The GBP/USD pair has been in a massive free fall for the last several weeks. It seems like every time the Pound tries the gain some type of putting, the market slaps it back down. With that being said, there has to be a point in time where the support finally comes back into the marketplace. One of the most obvious spots would be the 1.50 level, however we are starting to see a market that looks like it's ready to go much lower.
When I look at this chart, I recognize the fact that we fell again during the Friday session, but found the 1.502 level to stay underneath. The truth is though that the only thing that saved this pair was the fact that it was Friday afternoon, and most traders wouldn't want to be carrying any risk into the weekend. With that being said, when you look at the longer-term charts, you could see the real story as far as I can see it.
Weekly shooting star
Looking at the weekly candle, it is a shooting star and it does suggest that further weakness is coming.
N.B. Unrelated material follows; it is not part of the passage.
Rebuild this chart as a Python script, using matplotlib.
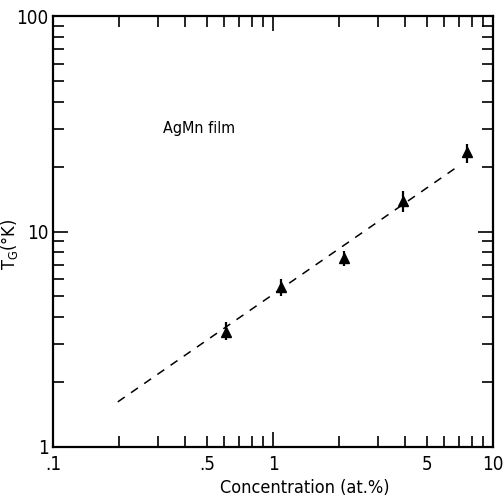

After all, one of my favorite trades is a "continuation shooting star", which is essentially a shooting star at the bottom of a big down move. What this suggests is that the buyers have stepped into the marketplace, but did not have enough conviction or power to make the gains stick. If you think about it, this is a very powerful piece of information as we now have buyers that are losing their money again.
When the buyers stepped into the marketplace and start losing again, you can feel fairly assured that a lot of those buyers would have been people losing money at higher altitudes as well. In other words, this is the first time they've lost in this trade. This makes them "gun shy", and as a result they will be quick to dump this trade. Therefore, if we move below the 1.4950 handle, I am going to start selling this pair again. Otherwise, on a rally I am looking to fade anything that looks remotely like resistance.